* GIVEN EXERCISE *
Take the lines of the data below from the very first through the line containing "import matplotlib.pyplot as plt" and output them exactly, pictures excluded.
━━━━━ INFORMATION PROVIDED
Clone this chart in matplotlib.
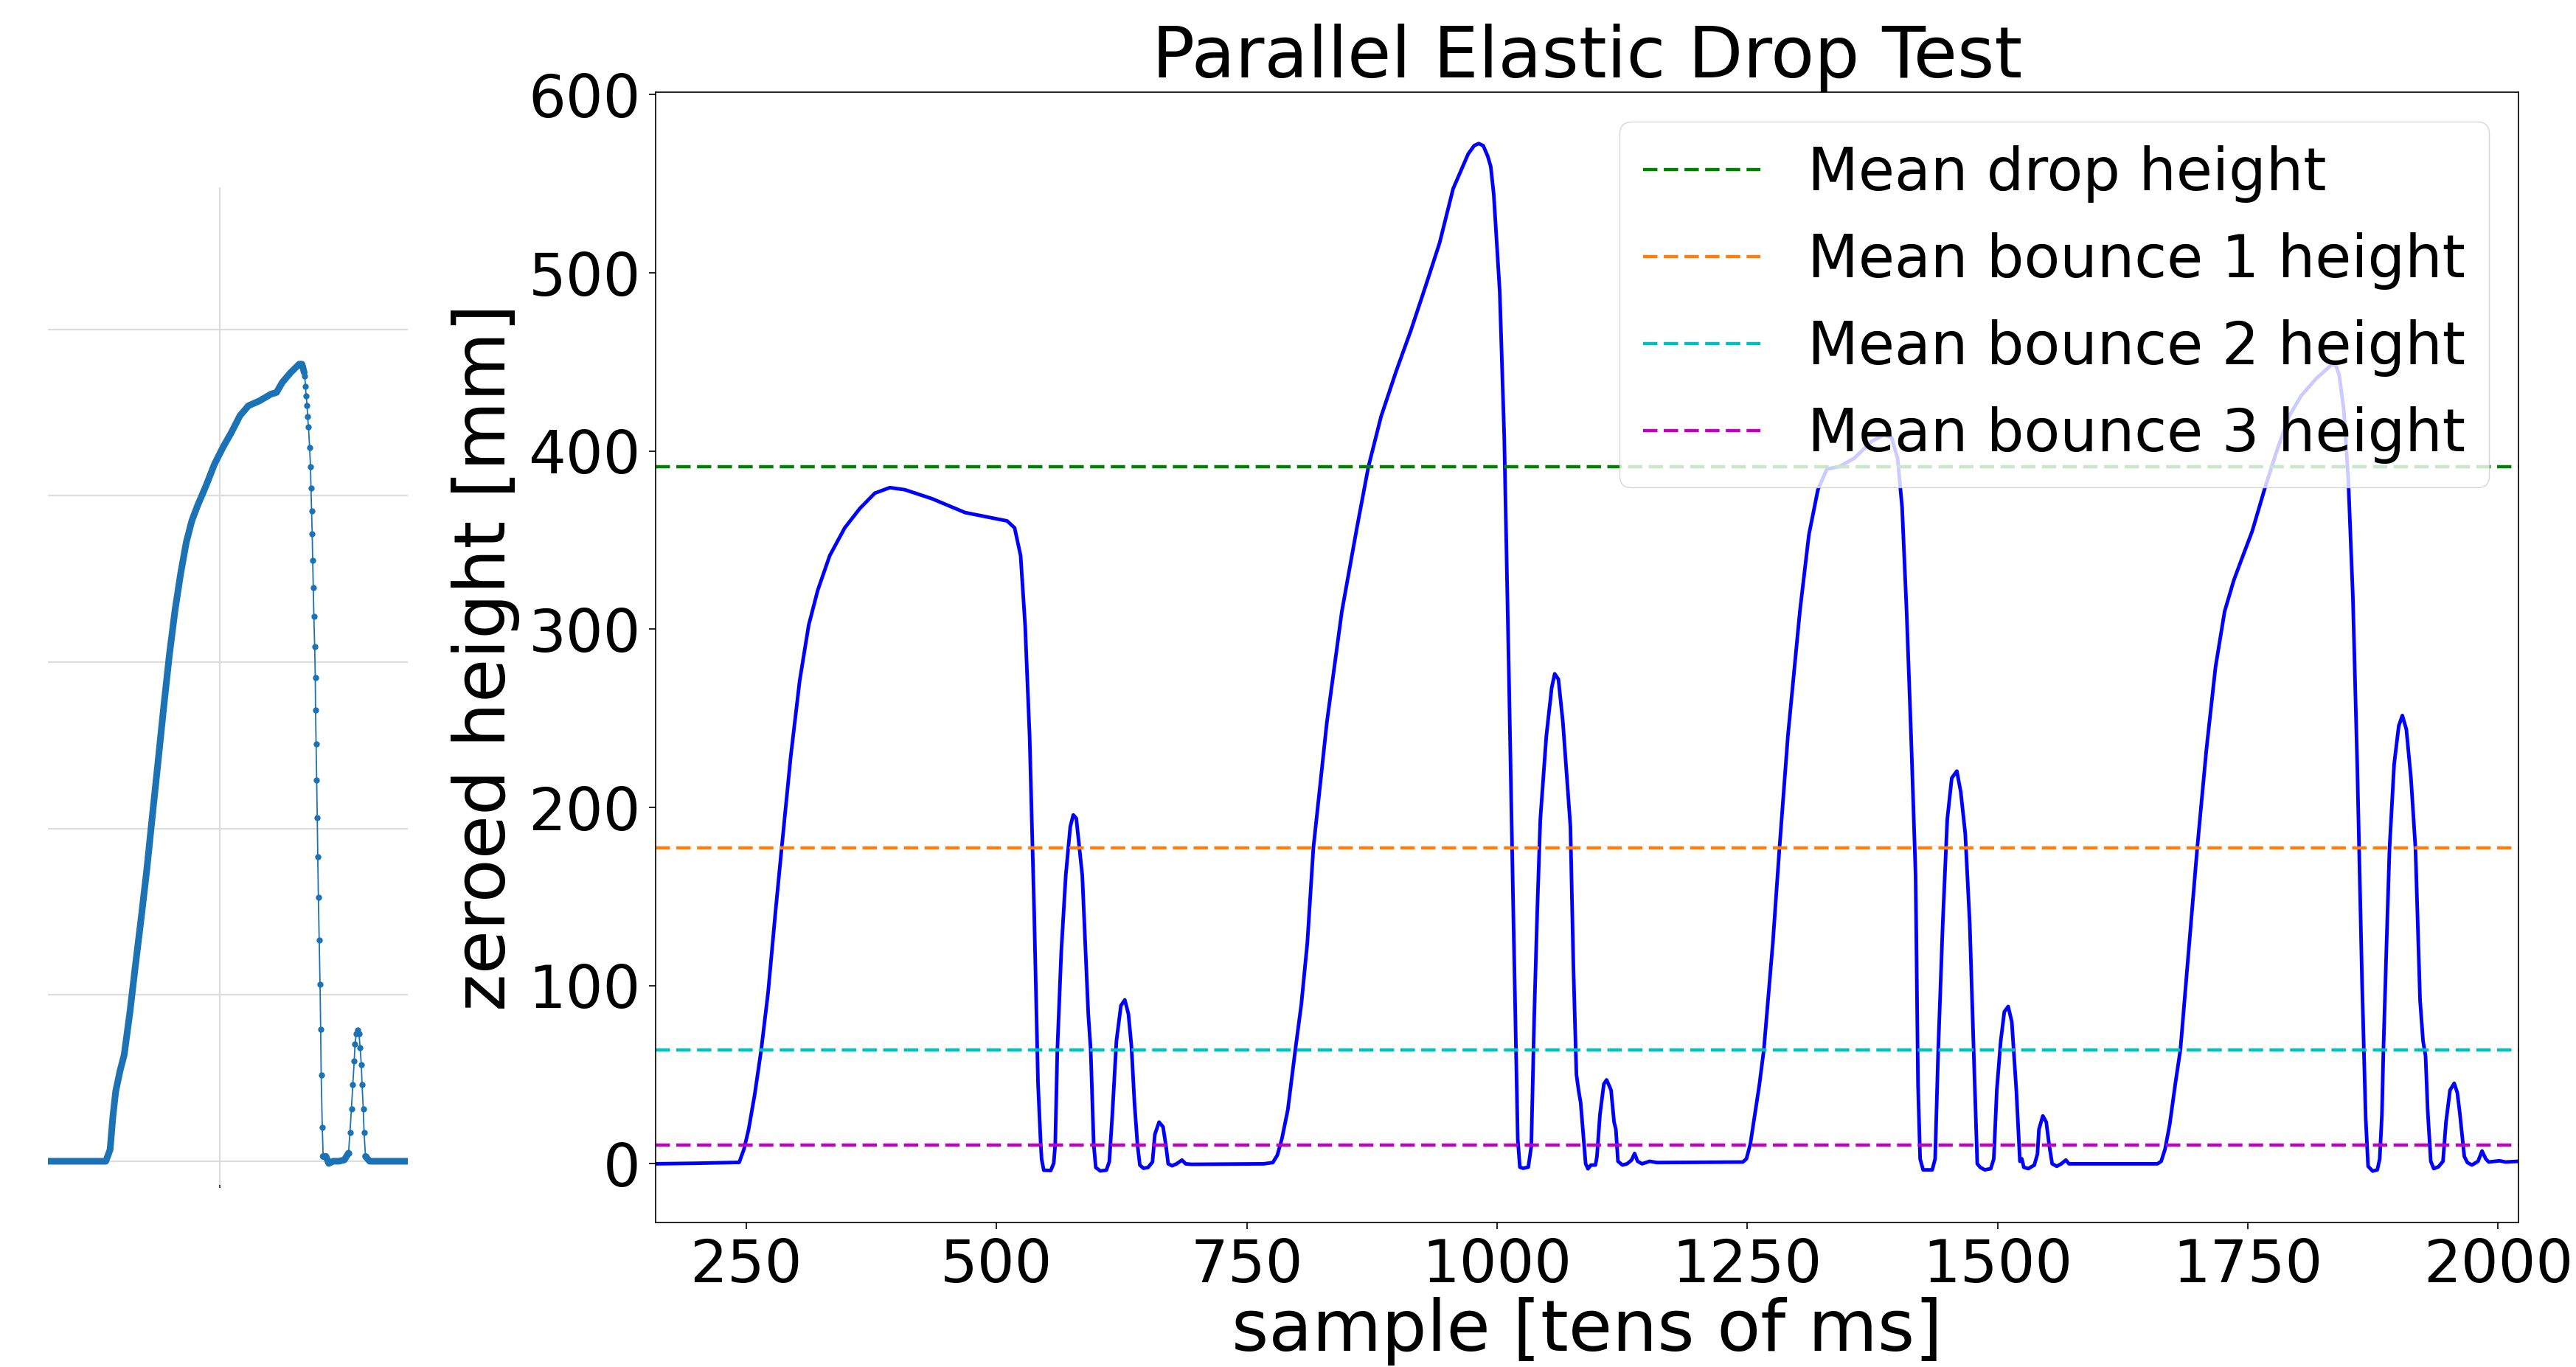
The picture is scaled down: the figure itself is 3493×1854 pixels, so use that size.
import numpy as np
import matplotlib
matplotlib.use("Agg")
import matplotlib.pyplot as plt

# ---------------- main series (sample [tens of ms], zeroed height [mm]) ----------------
sample = [159.5, 200, 243, 247.8, 252.4, 258.4, 265.0, 271.9, 279.4, 285.4, 294.4, 303.4, 312.4,
          321.4, 333.4, 348.4, 363.5, 378.5, 393.5, 408.5, 435.5, 468.6, 510.6, 518.1, 524.1,
          528.6, 533.1, 537.6, 541.5, 544.2, 545.1, 547.2, 554.2, 557.2, 558.7, 560.8, 564.7,
          569.2, 573.7, 576.7, 579.7, 585.7, 591.7, 594.1, 597.1, 599.2, 603.7, 609.7, 612.7,
          615.7, 619.8, 624.3, 628.2, 631.8, 634.8, 637.8, 640.8, 643.2, 646.8, 651.3, 655.8,
          658.2, 662.4, 666.4, 669.4, 671.5, 675.4, 679.9, 685.3, 688.9, 694.9, 767.0, 776.0,
          780.5, 785.0, 791.0, 798.5, 804.5, 810.5, 816.5, 830.0, 845.0, 860.0, 871.5, 884.1,
          899.1, 914.1, 929.1, 942.6, 956.1, 971.1, 977.1, 981.7, 986.2, 990.7, 993.7, 996.7,
          1002.7, 1007.2, 1011.7,
          1016.2, 1020.7, 1022.8, 1026.0, 1031.2, 1034.2, 1037.2, 1040.2, 1043.2, 1049.2, 1054.6,
          1057.6, 1061.3, 1065.8, 1073.3, 1076.3, 1079.3, 1081.5, 1083.5, 1085.5, 1088.5, 1090.8,
          1093.8, 1098.3, 1099.8, 1102.8, 1106.7, 1109.4, 1111.8, 1113.9, 1116.9, 1118.7, 1120.8,
          1125.3, 1129.9, 1134.4, 1137.4, 1140.4, 1144.9, 1152.4, 1159.9, 1245.5, 1249.1, 1253.0,
          1257.5, 1262.0, 1266.5, 1275.5, 1282.1, 1290.5, 1302.5, 1311.5, 1320.5, 1329.5, 1341.6,
          1356.6, 1374.6, 1386.6, 1394.1, 1400.1, 1404.6, 1409.1, 1413.6, 1418.1, 1420.5, 1422.6,
          1425.6, 1434.7, 1437.6, 1440.7, 1445.2, 1449.7, 1454.2, 1459.3, 1463.2, 1467.7, 1472.2,
          1476.7, 1479.7, 1482.7, 1487.2, 1493.2, 1496.2, 1499.2, 1503.1, 1506.7, 1510.6, 1514.2,
          1518.7, 1522.3, 1524.2, 1526.2, 1530.7, 1536.7, 1539.8, 1541.3, 1545.2, 1548.6, 1551.4,
          1554.5, 1559.1, 1563.6, 1568.2, 1571.3, 1580.4, 1659.7, 1663.4, 1667.3, 1671.9, 1678.0,
          1682.6, 1690.2, 1699.4, 1708.5, 1717.7, 1726.8, 1736.0, 1745.1, 1754.3, 1766.5, 1778.7,
          1790.9, 1803.1, 1818.3, 1833.6, 1838.0, 1841.2, 1845.8, 1850.3, 1854.9, 1859.4, 1864.0,
          1867.7,
          1870.1, 1874.7, 1879.3, 1881.7, 1883.9, 1885.4, 1888.5, 1891.5, 1896.1, 1900.7, 1904.3,
          1908.3, 1912.9, 1917.4, 1922.0, 1925.0, 1927.5, 1929.6, 1932.7, 1935.7, 1940.3, 1944.9,
          1947.9, 1951.9, 1956.1, 1959.2, 1961.6, 1966.2, 1969.3, 1973.8, 1979.9, 1983.9, 1987.6,
          1990.6, 2001.3, 2007.4, 2020.3]
height = [0.0, 0.3, 0.8, 8.3, 19.3, 38.6, 64.0, 96.4, 142.4, 177.1, 228.2, 271.1, 302.3,
          321.8, 341.3, 356.9, 367.8, 376.4, 379.5, 378.3, 373.3, 365.5, 360.8, 356.9, 341.3,
          302.3, 239.9, 142.4, 44.9, 10.9, 2.6, -3.6, -3.8, 0.4, 11.2, 64.0, 119.0,
          161.9, 189.2, 195.8, 193.9, 161.9, 83.9, 64.0, 11.0, -2.1, -4.0, -3.6, 1.2,
          27.5, 68.9, 88.8, 92.0, 84.0, 66.1, 34.4, 10.9, -0.7, -2.5, -2.1, 1.0,
          16.5, 23.4, 20.7, 9.6, 0.0, -1.1, 0.0, 2.1, 0.0, -0.3, 0.0, 0.7,
          4.8, 13.8, 30.3, 64.0, 89.5, 124.0, 177.1, 247.7, 310.1, 356.9, 391.2, 419.3,
          444.6, 468.0, 493.4, 516.8, 547.2, 566.7, 571.4, 572.6, 571.4, 565.5, 559.7, 544.1,
          489.5, 407.6, 278.9,
          142.4, 13.7, -1.9, -2.5, -1.9, 9.8, 83.9, 142.4, 193.1, 239.9, 267.2,
          275.0, 271.9, 247.7, 189.2, 110.0, 50.0, 41.0, 34.4, 20.7, 0.0, -2.8,
          -0.7, -0.7, 4.1, 27.7, 44.8, 47.1, 44.1, 41.3, 23.4, 19.3, 1.4,
          -0.7, 0.0, 2.1, 5.8, 1.4, 0.0, 1.4, 0.7, 1.0, 2.8, 11.1,
          27.7, 44.2, 64.0, 124.0, 177.1, 239.9, 310.1, 353.0, 378.3, 390.0, 391.2,
          395.9, 405.6, 409.2, 407.6, 395.9, 368.6, 310.1, 239.9, 161.9, 44.9, 2.8,
          -3.4, -3.4, 2.8, 64.0, 134.6, 193.1, 216.5, 220.4, 208.7, 185.3, 134.6,
          52.7, 0.0, -2.0, -3.4, -2.7, 2.8, 41.3, 68.8, 85.3, 88.3, 79.6,
          41.3, 1.4, 2.8, -2.0, -2.7, -0.7, 5.5, 19.3, 26.9, 23.4, 11.0,
          0.0, -1.4, 0.0, 2.1, 0.0, 0.0, 0.0, 1.4, 8.3, 22.0, 46.8,
          64.0, 115.1, 177.1, 232.1, 278.9, 310.1, 327.6, 341.3, 355.0, 378.3, 399.8,
          419.3, 431.0, 440.7, 448.5, 448.0, 442.7, 423.2, 384.2, 317.9, 220.4, 103.4,
          25.4,
          -1.4, -4.1, -3.4, 2.8, 27.5, 64.0, 122.9, 177.1, 224.3, 245.7, 251.6,
          243.8, 216.5, 177.1, 91.7, 68.8, 60.5, 30.2, 1.4, -2.7, -1.7, 1.4,
          23.4, 41.3, 45.2, 39.9, 28.9, 4.1, 0.7, -0.7, 1.4, 7.2, 2.8,
          1.0, 1.7, 1.0, 1.4]

mean_labels = ["Mean drop height", "Mean bounce 1 height",
               "Mean bounce 2 height", "Mean bounce 3 height"]
mean_values = [391.2, 177.1, 64.0, 10.6]
mean_colors = ["g", "#ff7f0e", "c", "m"]

x_ticks = [250, 500, 750, 1000, 1250, 1500, 1750, 2000]
y_ticks = [0, 100, 200, 300, 400, 500, 600]

# ---------------- left panel: close-up of one drop ----------------
left_rise_x = [0, 20, 40, 60, 78.5, 84.3, 88.1, 91.9, 97.6, 103.4, 111.0, 118.7, 126.4, 134.0,
               141.7, 149.3, 157.0, 164.6, 172.3, 179.9, 187.6, 195.2, 202.9, 214.4, 225.9,
               237.3, 248.8, 260.3, 271.8, 287.1, 302.4, 310.0, 317.7, 329.2, 340.7, 344.5, 347.5]
left_rise_y = [0, 0, 0, 0, 0, 7, 27, 42, 54, 64, 89, 118, 146, 175, 208, 240, 273, 304, 331,
               353, 372, 385, 394, 406, 419, 429, 438, 448, 454, 457, 461, 462, 468, 474, 479,
               479, 474]
left_fall_x = [348.3, 349.1, 350.2, 351.4, 352.1, 353.3, 354.8, 356.0, 356.7, 357.5, 358.3,
               359.0, 359.8, 360.6, 361.7, 362.5, 362.9, 363.6, 364.4, 365.2, 365.9, 366.7,
               367.8, 369.0, 369.8, 370.5, 372.0, 373.2]
left_fall_y = [472.0, 465.8, 459.7, 454.3, 447.4, 441.2, 428.9, 417.5, 404.4, 390.8, 376.9,
               361.3, 344.9, 327.3, 309.3, 290.5, 271.2, 250.7, 229.0, 206.5, 183.1, 158.5,
               133.1, 106.1, 79.5, 52.0, 20.5, 2.9]
left_floor_x = [373.2, 377.0, 380.8, 386.6, 394.3, 401.9, 407.6]
left_floor_y = [2.9, 2.9, -1.3, 0, 0, 0.8, 4.9]
left_bump_x = [407.6, 409.5, 411.5, 413.4, 415.3, 416.4, 418.0, 420.3, 421.8, 423.3, 424.9,
               426.0, 427.5, 428.7, 430.6]
left_bump_y = [4.9, 17.2, 31.5, 45.9, 60.2, 70.5, 76.6, 78.7, 76.6, 68.4, 58.2, 45.9, 31.5,
               17.2, 2.9]
left_tail_x = [430.6, 436.3, 460, 488]
left_tail_y = [2.9, 0, 0, 0]
left_grid_y = [0, 100, 200, 300, 400, 500]
left_grid_x = [233]

# ---------------- figure ----------------
W, H, DPI = 3493, 1854, 100
fig = plt.figure(figsize=(W / DPI, H / DPI), dpi=DPI)
plt.rcParams["lines.scale_dashes"] = False

TICK_FS = 57.5
LABEL_FS = 69.5

# left panel
axl = fig.add_axes([65 / W, 1 - 1607 / H, 488 / W, 1353 / H])
for s in axl.spines.values():
    s.set_visible(False)
axl.set_xlim(0, 488)
axl.set_ylim(-14.2, 585.3)
axl.set_yticks(left_grid_y)
axl.set_xticks(left_grid_x)
axl.tick_params(axis="y", length=0, labelleft=False)
axl.tick_params(axis="x", length=3, width=1.5, color="#444444", labelbottom=False)
axl.grid(True, color="#dcdcdc", lw=1.6)
axl.set_axisbelow(True)
lc = "#1b72b4"
all_x = left_rise_x + left_fall_x + left_floor_x + left_bump_x + left_tail_x
all_y = left_rise_y + left_fall_y + left_floor_y + left_bump_y + left_tail_y
axl.plot(all_x, all_y, "-", color=lc, lw=1.3)
for xs, ys in [(left_rise_x, left_rise_y), (left_floor_x, left_floor_y), (left_tail_x, left_tail_y)]:
    axl.plot(xs, ys, "-", color=lc, lw=6.5, solid_capstyle="round", solid_joinstyle="round")
for xs, ys in [(left_fall_x, left_fall_y), (left_bump_x, left_bump_y)]:
    axl.plot(xs, ys, "o", color=lc, ms=6.0, mew=0)

# main panel
ax = fig.add_axes([889 / W, 1 - 1658 / H, (3415 - 889) / W, (1658 - 125) / H])
ax.plot(sample, height, color="b", lw=3.5)
for v, c, lab in zip(mean_values, mean_colors, mean_labels):
    ax.axhline(v, color=c, lw=3.2, linestyle=(0, (14, 6.2)), label=lab)
ax.set_xlim(sample[0], sample[-1])
ax.set_xticks(x_ticks)
ax.set_yticks(y_ticks)
ax.margins(y=0.05)
for s in ax.spines.values():
    s.set_linewidth(1.2)
ax.tick_params(labelsize=TICK_FS, length=6.5, width=1.2, pad=8)
ax.set_xlabel("sample [tens of ms]", fontsize=LABEL_FS, labelpad=2)
ax.set_ylabel("zeroed height [mm]", fontsize=LABEL_FS, labelpad=8)
ax.set_title("Parallel Elastic Drop Test", fontsize=LABEL_FS, pad=0)
ax.legend(loc="upper right", fontsize=TICK_FS)

fig.savefig("out.png", dpi=DPI)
━━━━━━━━━━
* WRITTEN SOLUTION *
Clone this chart in matplotlib.
The picture is scaled down: the figure itself is 3493×1854 pixels, so use that size.
import numpy as np
import matplotlib
matplotlib.use("Agg")
import matplotlib.pyplot as plt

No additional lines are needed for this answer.